Wednesday 17 August 2016

Pitlochry and Loch Lomond


Today, Monday, saw us travelling from Edzell in Angus to Glasgow. As I mentioned when outlining the route for the holiday our original plan was to go up the West coast and come down the East, but due to us not being able to book a restaurant we wanted to visit, Tom Kitchin's, on the day we would be in the City, a Monday, we rerouted ourselves. Causing a cross-over between routes today.

The route today, amended from my original plan, looked like this:


I say amended because for the fifth time on this holiday we have visited somewhere suggested by a friend which I added in to the holiday after leaving home. This time it was Paula Keys who even before we had left home said:  



So apologies to any people I know in Dundee because a journey there was omitted from our route for the wonderful experience of seeing the Queen's View near Pitlochry. 



Queen's View



We left the Glenesk Hotel at 8.05 and within a few minutes were heading south on the A90. At Forfar we headed onto the A94 and travelled past Glamis Castle another of the titles used in Macbeth. The hills around had low clouds wafting past them, I thought at first it was smoke, but no, just wispy clouds. Our route followed the River Tay, Scotland's longest river, along the A9 and via the village of Pitlochry to Queen's View itself. 


Queen's View, named for Queen Isabella, Robert the Bruce's wife, who lived in these hills in the times when her husband was fighting for his throne, is a remarkable place. It gives a view along the River Tummel and across Loch Tummel which seems to allow you to see right across the heart of Scotland over lochs, hills and mountains. To call it a beauty spot is to downplay how spectacular it is. I don't have enough superlatives to explain how beautiful the view is and will rely on the images themselves. 


Queen Victoria visited the location in 1866 and the location plays up this connection. The View has retained its draw for tourists since that day. In the short time we were there we saw people from Italy, Spain, the Netherlands and Germany. I am surprised I'd not heard of it before, thanks Paula for giving me the tip-off. It was well worth making the effort to find our way here.



Crossing our own path



Coming down from the Queen's View we follow the River Tummel down to Tummel Bridge where the river runs at a pace strong enough for a Hyrdoelectrical dam and some lovely riverside walks. Indeed the road here was full of people from the Tummel Bridge hotel walking towards us as we drove. 
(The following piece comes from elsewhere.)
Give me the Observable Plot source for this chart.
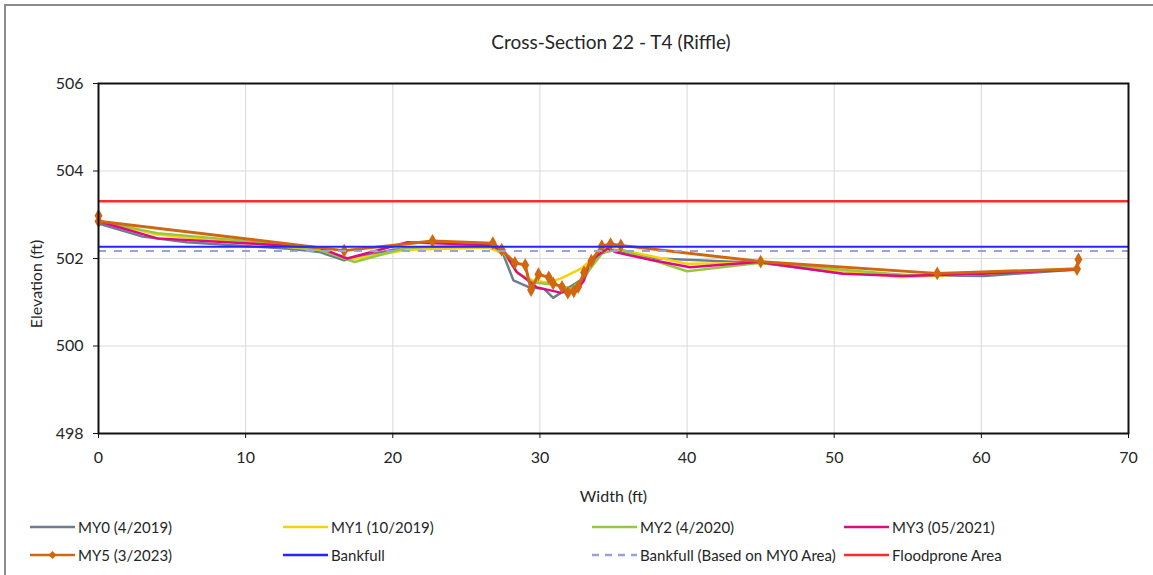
<!DOCTYPE html>
<html>
<head>
<meta charset="utf-8">
<script src="https://cdn.jsdelivr.net/npm/d3@7"></script>
<script src="https://cdn.jsdelivr.net/npm/@observablehq/plot@0.6"></script>
<style>
  html, body { margin: 0; padding: 0; background: #fff; }
  #wrap { position: relative; width: 1153px; height: 575px; overflow: hidden; font-family: Lato, "Open Sans", sans-serif; color: #262626; }
  #border { position: absolute; left: 4px; top: 4px; width: 1160px; height: 600px; border-left: 2px solid #8c8c8c; border-top: 2px solid #8c8c8c; }
  #title { position: absolute; left: 0; width: 1222px; top: 30px; text-align: center; font-size: 19px; }
  #ylabel { position: absolute; left: 35px; top: 284px; transform: translate(-50%, -50%) rotate(-90deg); font-size: 16px; white-space: nowrap; }
  #chart { position: absolute; left: 0; top: 60px; }
  .leg { position: absolute; display: flex; align-items: center; font-size: 15px; height: 18px; white-space: nowrap; }
  .leg svg { margin-right: 3px; }
</style>
</head>
<body>
<div id="wrap">
  <div id="border"></div>
  <div id="title">Cross-Section 22 - T4 (Riffle)</div>
  <div id="chart"></div>
  <div id="ylabel">Elevation (ft)</div>
  <div id="legend"></div>
</div>
<script>
// ---- data ----
const seriesNames = ["MY0 (4/2019)", "MY1 (10/2019)", "MY2 (4/2020)", "MY3 (05/2021)", "MY5 (3/2023)"];
const seriesColors = ["#6d7d8f", "#f7d20a", "#94c840", "#dc0a84", "#d0660f"];

const my0 = [[0,502.8],[3,502.5],[6,502.37],[13,502.22],[15,502.15],[16.7,501.96],[20,502.2],[22,502.25],[26.5,502.3],[27.5,502.1],[28.2,501.5],[29.2,501.35],[30.3,501.3],[30.9,501.1],[31.8,501.3],[33,501.55],[34,502.1],[35,502.2],[38,502.0],[45,501.9],[50.5,501.66],[55,501.62],[60.2,501.6],[66.5,501.75]];
const my1 = [[0,502.85],[4,502.55],[10,502.35],[15,502.2],[17.2,501.98],[21,502.2],[26.5,502.25],[27.6,502.1],[28.5,501.66],[29.5,501.5],[30.5,501.45],[31.4,501.54],[32.8,501.77],[34.3,502.2],[35.5,502.2],[40,501.88],[45,501.9],[54.5,501.57],[60,501.65],[66.5,501.78]];
const my2 = [[0,502.85],[4,502.58],[10,502.4],[15,502.2],[17.4,501.92],[21,502.25],[26.7,502.3],[27.6,502.1],[28.5,501.66],[29.6,501.45],[31,501.4],[32.1,501.31],[32.8,501.5],[34.3,502.15],[35.5,502.2],[40,501.71],[45,501.9],[55,501.62],[60,501.65],[66.5,501.75]];
const my3 = [[0,502.85],[4,502.46],[10,502.35],[15,502.25],[16.9,502.0],[21,502.37],[26.7,502.3],[27.6,502.15],[28.4,501.7],[29.8,501.34],[31.4,501.22],[32.5,501.28],[33,501.5],[33.4,501.95],[34.6,502.23],[35.2,502.14],[37.5,501.97],[40.2,501.8],[44.8,501.92],[50.6,501.65],[54.7,501.6],[60,501.65],[66.5,501.75]];
const my5 = [[0,502.98],[0,502.85],[16.7,502.18],[22.7,502.4],[26.8,502.35],[27.4,502.2],[28.3,501.9],[29,501.85],[29.4,501.28],[29.9,501.64],[30.6,501.57],[30.9,501.43],[31.5,501.35],[31.9,501.22],[32.3,501.25],[32.6,501.35],[33,501.68],[33.5,501.95],[34.2,502.28],[34.8,502.33],[35.5,502.3],[45,501.93],[57,501.66],[66.5,501.76],[66.6,501.98]];

const bankfull = 502.27;
const bankfullMY0 = 502.17;
const floodprone = 503.31;

const xTicks = [0, 10, 20, 30, 40, 50, 60, 70];
const yTicks = [498, 500, 502, 504, 506];

// ---- build tables ----
const allSeries = [my0, my1, my2, my3, my5];
const rows = allSeries.flatMap((s, i) => s.map(([x, y]) => ({series: seriesNames[i], x, y})));
const my5Rows = rows.filter(d => d.series === seriesNames[4]);

const lineMarks = seriesNames.map((name, i) =>
  Plot.line(rows.filter(d => d.series === name), {x: "x", y: "y", stroke: seriesColors[i], strokeWidth: i === 4 ? 3 : 2.5, curve: "linear"})
);

const chart = Plot.plot({
  width: 1153,
  height: 450,
  marginTop: 23,
  marginLeft: 98,
  marginRight: 25,
  marginBottom: 77,
  style: {fontFamily: "Lato, 'Open Sans', sans-serif", fontSize: "16px", color: "#262626", background: "transparent", overflow: "visible"},
  x: {domain: [0, 70]},
  y: {domain: [498, 506]},
  marks: [
    Plot.gridX(xTicks, {stroke: "#d9d9d9", strokeOpacity: 1, strokeWidth: 1}),
    Plot.gridY(yTicks, {stroke: "#d9d9d9", strokeOpacity: 1, strokeWidth: 1}),
    ...lineMarks,
    Plot.dot(my5Rows, {x: "x", y: "y", symbol: "diamond", r: 4.2, fill: seriesColors[4], stroke: "none"}),
    Plot.ruleY([bankfull], {stroke: "#2424ff", strokeWidth: 2}),
    Plot.ruleY([bankfullMY0], {stroke: "#95a3dc", strokeWidth: 2, strokeDasharray: "8,8"}),
    Plot.ruleY([floodprone], {stroke: "#ff2a2a", strokeWidth: 2.5}),
    Plot.frame({stroke: "#111", strokeWidth: 2}),
    Plot.axisX(xTicks, {tickSize: 5, tickPadding: 13, label: "Width (ft)", labelAnchor: "center", labelArrow: "none", labelOffset: 68, stroke: "#111"}),
    Plot.axisY(yTicks, {tickSize: 5, tickPadding: 10, label: null, stroke: "#111"})
  ]
});
document.getElementById("chart").appendChild(chart);

// ---- legend ----
const legendItems = [
  {name: seriesNames[0], color: seriesColors[0], left: 30, top: 518},
  {name: seriesNames[1], color: seriesColors[1], left: 283, top: 518},
  {name: seriesNames[2], color: seriesColors[2], left: 592, top: 518},
  {name: seriesNames[3], color: seriesColors[3], left: 844, top: 518},
  {name: seriesNames[4], color: seriesColors[4], left: 30, top: 546, marker: true},
  {name: "Bankfull", color: "#2424ff", left: 283, top: 546},
  {name: "Bankfull (Based on MY0 Area)", color: "#95a3dc", left: 592, top: 546, dash: true},
  {name: "Floodprone Area", color: "#ff2a2a", left: 844, top: 546}
];
const legend = document.getElementById("legend");
for (const it of legendItems) {
  const div = document.createElement("div");
  div.className = "leg";
  div.style.left = it.left + "px";
  div.style.top = it.top + "px";
  const ns = "http://www.w3.org/2000/svg";
  const s = document.createElementNS(ns, "svg");
  s.setAttribute("width", 45); s.setAttribute("height", 12);
  const l = document.createElementNS(ns, "line");
  l.setAttribute("x1", 0); l.setAttribute("x2", 45); l.setAttribute("y1", 6); l.setAttribute("y2", 6);
  l.setAttribute("stroke", it.color); l.setAttribute("stroke-width", 2.5);
  if (it.dash) l.setAttribute("stroke-dasharray", "7,6");
  s.appendChild(l);
  if (it.marker) {
    const p = document.createElementNS(ns, "path");
    p.setAttribute("d", "M22.5,2 L26.5,6 L22.5,10 L18.5,6 Z");
    p.setAttribute("fill", it.color);
    s.appendChild(p);
  }
  div.appendChild(s);
  const t = document.createElement("span");
  t.textContent = it.name;
  div.appendChild(t);
  legend.appendChild(div);
}
</script>
</body>
</html>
The B8019 which we had follewed along the Tummel Valley turns into the B846 at the Bridge and becomes the A827 at Fearnan which then runs along Loch Tay, with even more lovely views, down to the A85 just after Killin

For the next 11 miles we are on a part of the A85 that we have travelled along previously between Killin and Crainlarich. This is one of the two points on the journey, when our Northward route and our Southward route overlaps.


From Crianlarich we travel along the bonnie, bonnie banks of Loch Lomond. This is another immensely scenic part of Scotland and it is clear why so many people come here to stay. The Loch and the hills around are attractive from all different directions. We travel the length of the left side of the Loch and then from Balloch at the end of the Loch to Dumbarton and then on into Glasgow.



Glasgow



We arrived at the Premier Inn, George Street at 2.30 and after checking in we want for a walk around the streets of Glasgow.

I have only once been to Glasgow before, to a meeting at Strathclyde University of the Heads of e-Learning Forum, so it was a great surprise to me to find that the first building I see when leaving the hotel is the same building that we had met in when I last visited!!

Drew on the other hand has most of his expereince of Glasgow from the TV series Taggart. So occasional renditions of: "I know the city like a lover!!" or proclamations that "There's been a murder" were heard from him.


Our walk took us through the august George Square and the streets around it passed the library with its statue of Wellington with a traffic cone on his head, along the River Clyde and over two of its bridges and along to St. Andrew's Catholic Cathedral. Glasgow always seems a much more accessible City than Edinburgh, somewhere where a wealth of history is matched with the everyday lives of the population. Whereas Edinburgh, at least the parts I have seen, seems more tourist (and Fringe) focused.

We got back to the hotel at 5.30 pm to shower and change ready for tonight's meal.